A lot pricier than Jose even today is the lp The Gimmicks - Slippin' into Darkness is taken from.
The Melting Pot Volume 1 is superb but didn't sell well so was not repeatedly re-pressed. Stiff competition was coming from a proliferation of boots that were better distributed and more attractively packaged in full colour sleeves.
1995 marked the point when the boot compilers began to get their serious business heads on.
This was also the first appearance of the term folk funk as a genre descriptor in an lp title though Boneyvotel confirmed it had been used earlier on dealer lists and Forumusic members Moogaloo and Peter Sundae also remembered both Patrick Forge and Gilles Peterson using the term in radio shows in the early 90s.
More importantly in respect to our series, DJs were beginning to include songs like this in their playlists and as stated above, the lp was instrumental in triggering wider searches for material of this kind leading directly to wider exposure and a new audience for the work of artists like Nanette Natal, Don Cooper, Bonnie Dobson, Nancy Priddy and Terry Callier, none of whom are featured here.
In turn, the great Folk Funk hunt primed the ears of a new audience for wyrd folk compilations in the late 90s and early noughties. Compilations such as Gather In The Mushroms and Folk Is Not A Four Letter Word
were embraced enthusiastically whilst established artists such as Pentangle were seriously reappraised. The Folk Funk Experience is an essential purchase for any music lover.
It's faultlessly segued so that the sum of the whole transcends the parts. Add to that the high quality of the parts themselves and you have a truly great compilation.
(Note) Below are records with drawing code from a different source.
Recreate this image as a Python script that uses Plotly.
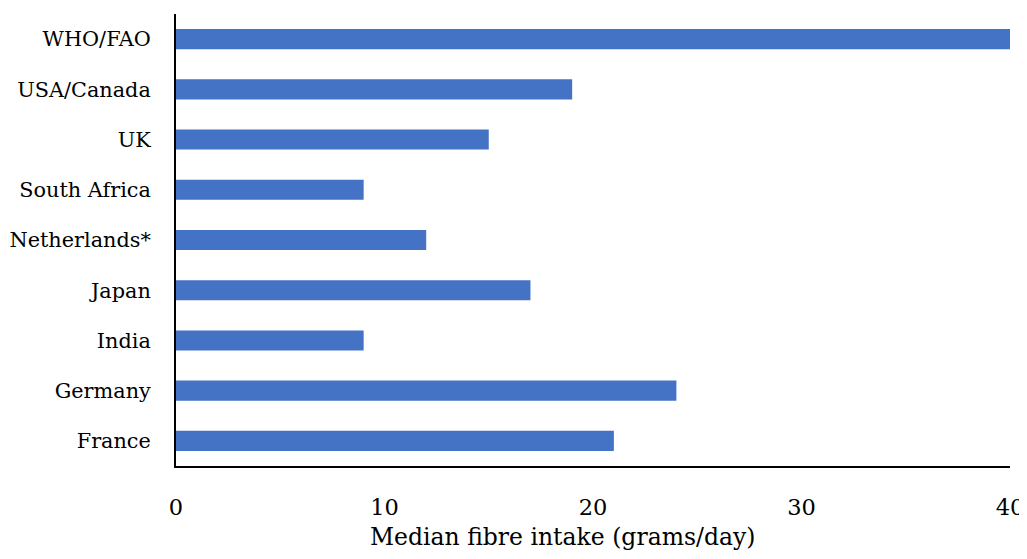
import plotly.graph_objects as go

categories = ["France", "Germany", "India", "Japan", "Netherlands*", "South Africa", "UK", "USA/Canada", "WHO/FAO"]
values = [21, 24, 9, 17, 12, 9, 15, 19, 40]
x_ticks = [0, 10, 20, 30, 40]
x_title = "Median fibre intake (grams/day)"

FONT = "DejaVu Serif"

fig = go.Figure(go.Bar(
    y=categories, x=values, orientation="h",
    marker=dict(color="#4472C4", line=dict(width=0)),
))

# The page body adds an 8px offset; the figure is sized to fill the rest of the window.
fig.update_layout(
    width=1019, height=543, autosize=False,
    margin=dict(l=168, r=17, t=6, b=85, autoexpand=False),
    paper_bgcolor="white", plot_bgcolor="white",
    bargap=0.6,
    showlegend=False,
    font=dict(family=FONT, color="black", size=22),
    xaxis=dict(
        range=[0, 40], tickvals=x_ticks, showgrid=False, zeroline=False,
        showline=True, linecolor="black", linewidth=2, ticks="",
        ticklabelstandoff=20, tickfont=dict(size=22.5), automargin=False,
    ),
    yaxis=dict(
        categoryorder="array", categoryarray=categories,
        showgrid=False, zeroline=False,
        showline=True, linecolor="black", linewidth=2, ticks="",
        ticklabelstandoff=19, tickfont=dict(size=20.8), automargin=False,
    ),
    annotations=[dict(
        text=x_title, xref="paper", yref="paper",
        x=0.464, y=-0.158, xanchor="center", yanchor="middle",
        showarrow=False, font=dict(size=23.5),
    )],
)

fig.write_html("out.html")
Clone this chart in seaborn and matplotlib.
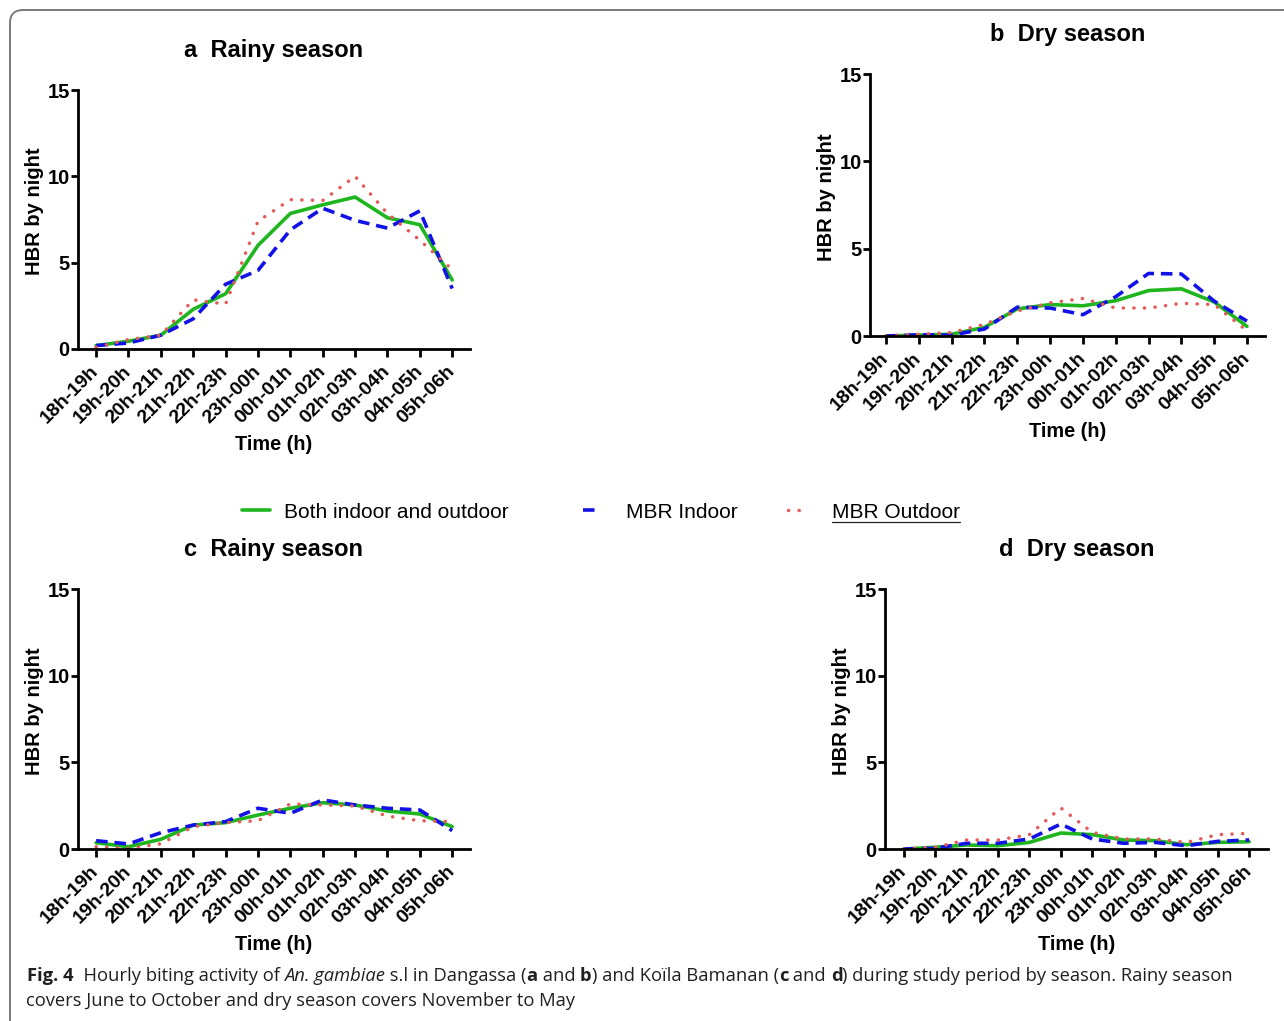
import numpy as np
import pandas as pd
import seaborn as sns
import matplotlib.pyplot as plt
from matplotlib.patches import FancyBboxPatch
from matplotlib.lines import Line2D

# hourly slots
slots = ['18h-19h', '19h-20h', '20h-21h', '21h-22h', '22h-23h', '23h-00h',
         '00h-01h', '01h-02h', '02h-03h', '03h-04h', '04h-05h', '05h-06h']

# a: Dangassa, rainy season
a_both = [0.2, 0.45, 0.8, 2.3, 3.2, 6.0, 7.85, 8.35, 8.8, 7.6, 7.2, 4.0]
a_in = [0.2, 0.35, 0.8, 1.75, 3.75, 4.55, 6.9, 8.15, 7.45, 7.0, 8.0, 3.5]
a_out = [0.1, 0.55, 0.8, 2.85, 2.6, 7.4, 8.65, 8.6, 10.0, 7.85, 6.3, 4.6]

# b: Dangassa, dry season
b_both = [0.0, 0.05, 0.1, 0.5, 1.55, 1.8, 1.73, 2.02, 2.6, 2.7, 1.95, 0.55]
b_in = [0.0, 0.07, 0.05, 0.4, 1.65, 1.6, 1.22, 2.25, 3.58, 3.55, 2.0, 0.85]
b_out = [0.0, 0.1, 0.2, 0.67, 1.43, 1.9, 2.15, 1.6, 1.6, 1.87, 1.8, 0.3]

# c: Koila Bamanan, rainy season
c_both = [0.36, 0.13, 0.56, 1.38, 1.52, 1.96, 2.35, 2.67, 2.54, 2.19, 2.02, 1.29]
c_in = [0.48, 0.29, 0.94, 1.38, 1.58, 2.35, 2.06, 2.83, 2.54, 2.35, 2.25, 1.06]
c_out = [0.13, 0.03, 0.3, 1.29, 1.52, 1.63, 2.6, 2.54, 2.48, 1.9, 1.63, 1.58]

# d: Koila Bamanan, dry season
d_both = [0.0, 0.1, 0.23, 0.19, 0.38, 0.92, 0.83, 0.52, 0.48, 0.25, 0.38, 0.42]
d_in = [0.0, 0.04, 0.33, 0.33, 0.58, 1.44, 0.58, 0.33, 0.38, 0.19, 0.44, 0.52]
d_out = [0.0, 0.1, 0.52, 0.52, 0.83, 2.37, 0.96, 0.58, 0.58, 0.38, 0.83, 0.9]

series_names = ['Both indoor and outdoor', 'MBR Indoor', 'MBR Outdoor']

sns.set_theme(style='white')
plt.rcParams['font.family'] = ['Liberation Sans', 'DejaVu Sans']
plt.rcParams.update({'text.color': 'black', 'axes.labelcolor': 'black',
                     'xtick.color': 'black', 'ytick.color': 'black'})

W, H = 1284, 1021
fig = plt.figure(figsize=(W / 100, H / 100), dpi=100)

# rounded frame of the figure box
frame = FancyBboxPatch((0.1, -0.4), 13.5, (H - 10) / 100 + 0.4,
                       boxstyle='round,pad=0,rounding_size=0.13',
                       transform=fig.dpi_scale_trans, fc='none',
                       ec='#7a7a7a', lw=1.4)
fig.patches.append(frame)


def px_rect(left, right, top, bottom):
    return [left / W, 1 - bottom / H, (right - left) / W, (bottom - top) / H]


panels = [
    ('a  Rainy season', px_rect(78, 470, 90, 349), (-0.56, 11.55), a_both, a_in, a_out),
    ('b  Dry season', px_rect(870, 1265, 74, 336), (-0.49, 11.55), b_both, b_in, b_out),
    ('c  Rainy season', px_rect(78, 470, 589, 849), (-0.56, 11.55), c_both, c_in, c_out),
    ('d  Dry season', px_rect(885, 1268, 589, 849), (-0.6, 11.6), d_both, d_in, d_out),
]

green, blue, red = '#1fb51f', '#1212e6', '#e45a5a'
legend_handles = None

for title, rect, xlim, both, indoor, outdoor in panels:
    ax = fig.add_axes(rect)
    pos = np.arange(len(slots))
    df = pd.DataFrame({'pos': np.tile(pos, 3),
                       'HBR': both + indoor + outdoor,
                       'series': np.repeat(series_names, len(slots))})

    sns.lineplot(data=df[df.series == series_names[0]], x='pos', y='HBR',
                 color=green, lw=2.6, ax=ax, label=series_names[0])
    sns.lineplot(data=df[df.series == series_names[1]], x='pos', y='HBR',
                 color=blue, lw=2.6, ax=ax, label=series_names[1],
                 linestyle=(0, (3.2, 1.9)))
    sns.lineplot(data=df[df.series == series_names[2]], x='pos', y='HBR',
                 color=red, lw=2.5, ax=ax, label=series_names[2],
                 linestyle=(0, (0.05, 3.0)), dash_capstyle='round')
    legend_handles = ax.get_legend_handles_labels()
    ax.get_legend().remove()

    ax.set_xlim(*xlim)
    ax.set_ylim(0, 15)
    ax.set_yticks([0, 5, 10, 15])
    ax.set_xticks(pos)
    ax.set_xticklabels(slots, rotation=45, ha='right', va='center',
                       rotation_mode='anchor', fontsize=14, fontweight='bold')
    ax.tick_params(axis='y', labelsize=14.5, width=2, length=5, pad=1,
                   direction='out', left=True, color='black')
    ax.tick_params(axis='x', width=2, length=6, pad=8,
                   direction='out', bottom=True, color='black')
    for lab in ax.get_yticklabels():
        lab.set_fontweight('bold')
    for side in ['top', 'right']:
        ax.spines[side].set_visible(False)
    for side in ['left', 'bottom']:
        ax.spines[side].set_linewidth(2)
        ax.spines[side].set_color('black')
    ax.patch.set_alpha(0)

    bb = ax.get_position()
    hpx = bb.height * H
    wpx = bb.width * W
    ax.set_xlabel('Time (h)', fontsize=14.3, fontweight='bold', va='center')
    ax.xaxis.set_label_coords(0.5, -95 / hpx)
    ax.set_ylabel('HBR by night', fontsize=14.5, fontweight='bold', va='center')
    ax.yaxis.set_label_coords(-44 / wpx, 0.53)
    ax.set_title(title, fontsize=17, fontweight='bold', pad=24)

# one legend per entry, so the uneven spacing of the original can be kept
handles, labels = legend_handles
leg_x = [242, 583, 788]
leg_len = [1.35, 0.7, 0.9]
leg_pad = [0.67, 1.35, 1.2]
legends = []
for h, lab, x, hl, tp in zip(handles, labels, leg_x, leg_len, leg_pad):
    lg = fig.legend([h], [lab], loc='center left', bbox_to_anchor=(x / W, 1 - 512 / H),
                    frameon=False, fontsize=15, handlelength=hl, handletextpad=tp,
                    borderpad=0, borderaxespad=0)
    legends.append(lg)

fig.canvas.draw()
renderer = fig.canvas.get_renderer()

# underline under the last legend entry
t = legends[2].get_texts()[0]
eb = t.get_window_extent(renderer)
fig.add_artist(Line2D([eb.x0 / W, eb.x1 / W], [(eb.y0 - 1) / H, (eb.y0 - 1) / H],
                      transform=fig.transFigure, color='#222222', lw=0.9))

# caption with mixed styles
cap_font = ['Open Sans', 'DejaVu Sans']
cap_size = 13.2


def run_width(s, weight, style):
    probe = fig.text(0, 0, '|' + s + '|', family=cap_font, fontsize=cap_size,
                     fontweight=weight, fontstyle=style)
    bar = fig.text(0, 0, '||', family=cap_font, fontsize=cap_size,
                   fontweight=weight, fontstyle=style)
    w = probe.get_window_extent(renderer).width - bar.get_window_extent(renderer).width
    probe.remove()
    bar.remove()
    return w


def draw_runs(runs, x, y):
    for s, weight, style in runs:
        fig.text(x / W, 1 - y / H, s, family=cap_font, fontsize=cap_size,
                 fontweight=weight, fontstyle=style, va='baseline', ha='left',
                 color='#231f20')
        x += run_width(s, weight, style)


line1 = [('Fig. 4', 'bold', 'normal'),
         ('  Hourly biting activity of ', 'normal', 'normal'),
         ('An. gambiae', 'normal', 'italic'),
         (' s.l in Dangassa (', 'normal', 'normal'),
         ('a', 'bold', 'normal'),
         (' and ', 'normal', 'normal'),
         ('b', 'bold', 'normal'),
         (') and Koïla Bamanan (', 'normal', 'normal'),
         ('c', 'bold', 'normal'),
         (' and ', 'normal', 'normal'),
         ('d', 'bold', 'normal'),
         (') during study period by season. Rainy season', 'normal', 'normal')]
line2 = [('covers June to October and dry season covers November to May', 'normal', 'normal')]

draw_runs(line1, 27, 981)
draw_runs(line2, 26, 1006)

fig.savefig('out.png', dpi=100, facecolor='white')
The run-out groove informs us we have a Tim D to thank for it.
A perfect gift for someone who thinks they don't like either folk or funk, seventeen years on a respected reissue label like Cherry Red records should license these tracks legally and issue them in the same order with the same artwork.
A ground breaking compilation; get an original illegal vinyl copy of this now whilst it's still relatively cheap.